名和晃平による25メートルの巨大作品の全貌
パリは、世界的な芸術の都として知られていて、ルーヴル美術館やオルセー美術館、ポンピドゥーセンターなど、多くの名だたる美術館があり、街中にもエッフェル塔や凱旋門など、歴史的な建造物や彫刻が点在しています。
そんなパリに、新たなアートのシンボルが誕生しました。日本の彫刻家・名和晃平が制作した大型彫刻《Ether(Equality)》です。

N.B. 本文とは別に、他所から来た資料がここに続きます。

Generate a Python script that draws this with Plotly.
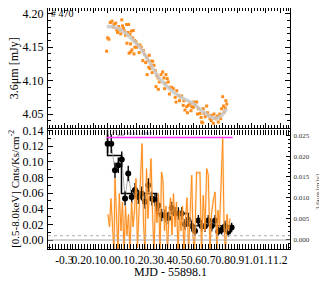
import plotly.graph_objects as go

# ---------------- data ----------------
# top panel: 3.6 micron light curve (orange squares)
ir_t = [-0.006, 0.001, 0.010, 0.019, 0.031, 0.045, 0.057, 0.064, 0.078, 0.087, 0.099, 0.110, 0.119,
        0.133, 0.135, 0.147, 0.142, 0.156, 0.165, 0.179, 0.175, 0.189, 0.150, 0.161, 0.170, 0.184,
        0.198, 0.203, 0.212, 0.226, 0.249, 0.258, 0.272, 0.281, 0.290, 0.300, 0.314, 0.307, 0.286,
        0.275, 0.323, 0.332, 0.342, 0.351, 0.337, 0.353, 0.372, 0.383, 0.392, 0.406, 0.415, 0.422,
        0.397, 0.434, 0.446, 0.457, 0.481, 0.492, 0.503, 0.515, 0.476, 0.526, 0.538, 0.550, 0.561,
        0.573, 0.585, 0.596, 0.608, 0.619, 0.631, 0.642, 0.654, 0.661, 0.670, 0.679, 0.689, 0.700,
        0.712, 0.724, 0.735, 0.747, 0.758, 0.769, 0.776, 0.786, 0.793, 0.800, 0.811, 0.818, 0.828,
        0.040, 0.070, 0.092, 0.105, 0.125, 0.160, 0.190, 0.220, 0.235, 0.245, 0.265, 0.295, 0.310,
        0.360, 0.400, 0.430, 0.470, 0.500, 0.530, 0.555, 0.580, 0.600, 0.625, 0.650, 0.665, 0.695,
        0.720, 0.740, 0.765, 0.780, 0.805, 0.822]
ir_f = [4.144, 4.164, 4.162, 4.187, 4.189, 4.184, 4.186, 4.176, 4.181, 4.176, 4.191, 4.178, 4.174,
        4.184, 4.156, 4.184, 4.172, 4.169, 4.174, 4.175, 4.164, 4.160, 4.141, 4.143, 4.146, 4.140,
        4.158, 4.150, 4.154, 4.153, 4.145, 4.139, 4.135, 4.130, 4.138, 4.129, 4.129, 4.123, 4.120,
        4.109, 4.123, 4.115, 4.108, 4.104, 4.091, 4.087, 4.109, 4.113, 4.104, 4.109, 4.103, 4.098,
        4.088, 4.090, 4.090, 4.088, 4.085, 4.078, 4.076, 4.077, 4.068, 4.063, 4.056, 4.061, 4.063,
        4.066, 4.061, 4.060, 4.063, 4.068, 4.058, 4.051, 4.038, 4.037, 4.051, 4.046, 4.062, 4.048,
        4.043, 4.048, 4.036, 4.043, 4.045, 4.038, 4.046, 4.043, 4.058, 4.076, 4.053, 4.059, 4.065,
        4.180, 4.172, 4.170, 4.182, 4.168, 4.155, 4.150, 4.142, 4.150, 4.130, 4.127, 4.118, 4.112,
        4.098, 4.096, 4.080, 4.075, 4.070, 4.070, 4.052, 4.055, 4.068, 4.050, 4.045, 4.058, 4.052,
        4.040, 4.050, 4.047, 4.050, 4.062, 4.070]

# top panel: smooth model (grey)
fit_t = [-0.005, 0.03, 0.07, 0.10, 0.133, 0.179, 0.226, 0.29, 0.353, 0.40, 0.457, 0.52, 0.596,
         0.65, 0.712, 0.758, 0.793, 0.828]
fit_f = [4.181, 4.181, 4.179, 4.175, 4.170, 4.160, 4.150, 4.128, 4.105, 4.094, 4.083, 4.074, 4.066,
         4.056, 4.046, 4.043, 4.048, 4.058]

# bottom panel: X-ray count rate
xr_t = [0.001, 0.026, 0.052, 0.075, 0.099, 0.122, 0.144, 0.168, 0.191, 0.214, 0.238, 0.260, 0.283,
        0.307, 0.330, 0.353, 0.376, 0.399, 0.422, 0.446, 0.469, 0.492, 0.515, 0.538, 0.561, 0.585,
        0.608, 0.631, 0.654, 0.677, 0.700, 0.724, 0.747, 0.769, 0.793, 0.816, 0.839, 0.862]
xr_r = [0.123, 0.123, 0.089, 0.0955, 0.103, 0.053, 0.085, 0.055, 0.064, 0.055, 0.0595, 0.049, 0.070,
        0.053, 0.051, 0.044, 0.032, 0.031, 0.028, 0.041, 0.034, 0.034, 0.034, 0.020, 0.026, 0.018,
        0.0115, 0.025, 0.018, 0.0175, 0.025, 0.018, 0.025, 0.011, 0.013, 0.0175, 0.0106, 0.016]
xr_e = [0.012, 0.012, 0.010, 0.010, 0.010, 0.009, 0.010, 0.009, 0.009, 0.009, 0.009, 0.009, 0.009,
        0.009, 0.008, 0.008, 0.008, 0.008, 0.008, 0.008, 0.008, 0.008, 0.008, 0.007, 0.007, 0.007,
        0.006, 0.007, 0.007, 0.007, 0.007, 0.007, 0.007, 0.006, 0.006, 0.007, 0.006, 0.006]

# Bayesian blocks
blk_edges = [0.0, 0.097, 0.342, 0.561, 0.862]
blk_levels = [0.108, 0.0595, 0.034, 0.0182]
blk_top = 0.1413

# bottom panel: 3.6 micron variation (right axis)
dif_t = [0.003, 0.014, 0.024, 0.035, 0.045, 0.052, 0.063, 0.073, 0.082, 0.094, 0.104, 0.115, 0.125,
         0.135, 0.146, 0.156, 0.167, 0.177, 0.188, 0.198, 0.208, 0.219, 0.229, 0.240, 0.250, 0.260,
         0.271, 0.281, 0.292, 0.302, 0.313, 0.323, 0.333, 0.344, 0.354, 0.365, 0.375, 0.385, 0.396,
         0.406, 0.417, 0.427, 0.438, 0.448, 0.458, 0.469, 0.479, 0.490, 0.500, 0.510, 0.521, 0.531,
         0.542, 0.552, 0.563, 0.573, 0.585, 0.594, 0.604, 0.619, 0.631, 0.642, 0.653, 0.665, 0.677,
         0.689, 0.700, 0.712, 0.722, 0.733, 0.747, 0.760, 0.767, 0.778, 0.788, 0.800, 0.809, 0.819,
         0.830, 0.840, 0.851]
dif_f = [0.006, 0.003, 0.0098, 0.002, -0.003, 0.0146, 0.004, -0.003, 0.011, 0.002, 0.009, -0.003, 0.008,
         0.001, 0.006, -0.003, 0.009, 0.003, 0.007, 0.0146, -0.002, 0.006, 0.012, 0.023, 0.004, -0.003,
         0.017, 0.005, 0.012, 0.0194, 0.006, -0.003, 0.009, 0.004, 0.011, -0.003, 0.0162, 0.0142, 0.002,
         0.008, -0.003, 0.006, 0.010, 0.001, 0.011, 0.003, 0.009, -0.003, 0.007, 0.002, 0.008, -0.003,
         0.005, 0.010, -0.003, 0.004, 0.0154, 0.001, -0.003, 0.0162, 0.0159, 0.0162, -0.003, 0.0106, 0.002,
         0.017, 0.0154, -0.003, 0.006, 0.009, 0.0114, -0.003, 0.007, 0.003, 0.012, 0.0242, 0.004, -0.003,
         0.006, 0.002, 0.005]

peak_level = 0.131
peak_span = [-0.006, 0.869]
dotted_level = 0.00086  # right axis

x_ticks = [-0.3, -0.2, -0.1, 0.0, 0.1, 0.2, 0.3, 0.4, 0.5, 0.6, 0.7, 0.8, 0.9, 1.0, 1.1, 1.2]
x_ticktext = ["-0.3", "0.2", "0.1", "0.0", "0.1", "0.2", "0.3", "0.4", "0.5", "0.6", "0.7", "0.8",
              "0.9", "1.0", "1.1", "1.2"]
top_ticks = [4.05, 4.10, 4.15, 4.20]
left_ticks = [0.00, 0.02, 0.04, 0.06, 0.08, 0.10, 0.12, 0.14]
right_ticks = [0.000, 0.005, 0.010, 0.015, 0.020, 0.025]

# ---------------- figure ----------------
FONT = "Liberation Serif"
ORANGE = "#ff8c1a"

fig = go.Figure()

# top panel
fig.add_trace(go.Scatter(x=ir_t, y=ir_f, mode="markers",
                         marker=dict(symbol="square", size=3, color=ORANGE),
                         xaxis="x2", yaxis="y"))
fig.add_trace(go.Scatter(x=fit_t, y=fit_f, mode="lines",
                         line=dict(color="rgba(200,200,200,0.85)", width=3.5),
                         xaxis="x2", yaxis="y", hoverinfo="skip"))

# bottom panel: orange variation on right axis
fig.add_trace(go.Scatter(x=dif_t, y=dif_f, mode="lines",
                         line=dict(color="rgba(255,190,120,0.4)", width=2.2),
                         xaxis="x", yaxis="y3", hoverinfo="skip"))
fig.add_trace(go.Scatter(x=dif_t, y=dif_f, mode="lines", line=dict(color=ORANGE, width=1.0),
                         xaxis="x", yaxis="y3"))

# bayesian blocks step line
bx, by = [blk_edges[0]], [blk_top]
for i, lev in enumerate(blk_levels):
    bx += [blk_edges[i], blk_edges[i + 1]]
    by += [lev, lev]
fig.add_trace(go.Scatter(x=bx, y=by, mode="lines", line=dict(color="black", width=1.5),
                         xaxis="x", yaxis="y2"))

# grey connecting line + X-ray points
fig.add_trace(go.Scatter(x=xr_t, y=xr_r, mode="lines", line=dict(color="#999999", width=0.8),
                         xaxis="x", yaxis="y2"))
fig.add_trace(go.Scatter(x=xr_t, y=xr_r, mode="markers",
                         marker=dict(symbol="circle", size=6, color="black"),
                         error_y=dict(type="data", array=xr_e, color="black", thickness=1.4, width=0),
                         xaxis="x", yaxis="y2"))

# magenta peak line
fig.add_trace(go.Scatter(x=peak_span, y=[peak_level, peak_level], mode="lines",
                         line=dict(color="#ff33ff", width=1.3), xaxis="x", yaxis="y2"))


def ax(fontsize=12, **kw):
    d = dict(showgrid=False, zeroline=False, showline=True, linecolor="black", linewidth=1.2,
             ticks="inside", tickcolor="black", ticklen=5, tickwidth=1, automargin=False,
             tickangle=0, tickfont=dict(family=FONT, size=fontsize, color="black"))
    d.update(kw)
    return d


# the page body adds an 8px offset, so the figure is sized to fill the rest of the window
fig.update_layout(
    width=319, height=276,
    margin=dict(l=40, r=37, t=0, b=35),
    paper_bgcolor="white", plot_bgcolor="white",
    showlegend=False,
    xaxis=ax(11.5, domain=[0, 1], anchor="y2", range=[-0.4132, 1.2674],
             tickvals=x_ticks, ticktext=x_ticktext, mirror="allticks",
             minor=dict(dtick=0.02, ticks="inside", ticklen=2.5, tickcolor="black")),
    xaxis2=ax(11.5, domain=[0, 1], anchor="y", matches="x", tickvals=x_ticks,
              showticklabels=False, mirror="allticks",
              minor=dict(dtick=0.02, ticks="inside", ticklen=2.5, tickcolor="black")),
    yaxis=ax(12, domain=[0.502, 1], anchor="x2", range=[4.0291, 4.2087],
             tickvals=top_ticks, tickformat=".2f", mirror="allticks", ticklabelstandoff=1,
             minor=dict(dtick=0.01, ticks="inside", ticklen=2.5, tickcolor="black")),
    yaxis2=ax(12, domain=[0, 0.496], anchor="x", range=[-0.0115, 0.1413],
              tickvals=left_ticks, tickformat=".2f", ticklabelstandoff=1,
              minor=dict(dtick=0.01, ticks="inside", ticklen=2.5, tickcolor="black")),
    yaxis3=ax(7, overlaying="y2", side="right", anchor="x", range=[-0.00232, 0.0264],
              tickvals=right_ticks, tickformat=".3f", ticklen=4, ticklabelstandoff=1,
              tickfont=dict(family=FONT, size=7, color="#333333"),
              minor=dict(dtick=0.001, ticks="inside", ticklen=2, tickcolor="black")),
)

# reference lines in bottom panel
fig.add_shape(type="line", xref="paper", x0=0, x1=1, yref="y2", y0=0, y1=0,
              line=dict(color="#aaaaaa", width=1.2))
fig.add_shape(type="line", xref="paper", x0=0, x1=1, yref="y3", y0=dotted_level, y1=dotted_level,
              line=dict(color="#aaaaaa", width=1, dash="dot"))

ann = []
ann.append(dict(text="3.6μm [mJy]", x=-0.140, y=0.751, xref="paper", yref="paper", textangle=-90,
                xanchor="center", yanchor="middle",
                showarrow=False, font=dict(family=FONT, size=12, color="black")))
ann.append(dict(text="[0.5-8.0keV] Cnts/Ks/cm<sup>-2</sup>", x=-0.140, y=0.25, xref="paper",
                yref="paper", textangle=-90, showarrow=False, xanchor="center", yanchor="middle",
                font=dict(family=FONT, size=11, color="black")))
ann.append(dict(text="3.6μm [mJy]", x=1.116, y=0.237, xref="paper", yref="paper", textangle=-90,
                xanchor="center", yanchor="middle",
                showarrow=False, font=dict(family=FONT, size=7, color="#444444")))
ann.append(dict(text="MJD - 55898.1", x=0.508, y=-0.094, xref="paper", yref="paper",
                xanchor="center", yanchor="middle",
                showarrow=False, font=dict(family=FONT, size=12, color="black")))
ann.append(dict(text="# 470", x=0.006, y=0.979, xref="paper", yref="paper", xanchor="left",
                yanchor="middle",
                showarrow=False, font=dict(family=FONT, size=10, color="black")))
ann.append(dict(text="F<sup>X</sup><sub>peak</sub>=28.15±0.912", x=0.02, y=0.136, xref="x",
                yref="y2", xanchor="left", yanchor="middle", showarrow=False,
                font=dict(family=FONT, size=5, color="#555555")))
fig.update_layout(annotations=ann)

fig.write_html("out.html")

《Ether(Equality)》は、パリの西にあるセーヌ川に浮かぶセガン島の先端に設置されました。
この中州は、かつてルノーの自動車工場があった場所で、2009年から大規模な再開発が始まり、2017年には、日本を代表する建築家・坂茂(ばんしげる)とフランス人建築家ジャン・ドゥ・ガスティーヌの設計によって、多面球のガラスドームが印象的な複合施設〈ラ・セーヌ・ミュジカル〉が完成しました。この施設は、音楽や演劇などの文化イベントを開催する場として、多くの人々を魅了しています。
《Ether(Equality)》は、この〈ラ・セーヌ・ミュジカル〉の背後にそびえ立つ、高さ25メートル、重さ25トンの巨大な柱状の彫刻です。
地面に落下する水滴の形を上下反転させながら積み重ねた多面体で構成されていて、十二角形をベースとした多面体は、空や水面の色によって微妙に色合いが移ろっていきます。
柔らかなシルバーピンクに輝く色彩は、セーヌ川の新しいシンボルとして相応しい存在感を放っています。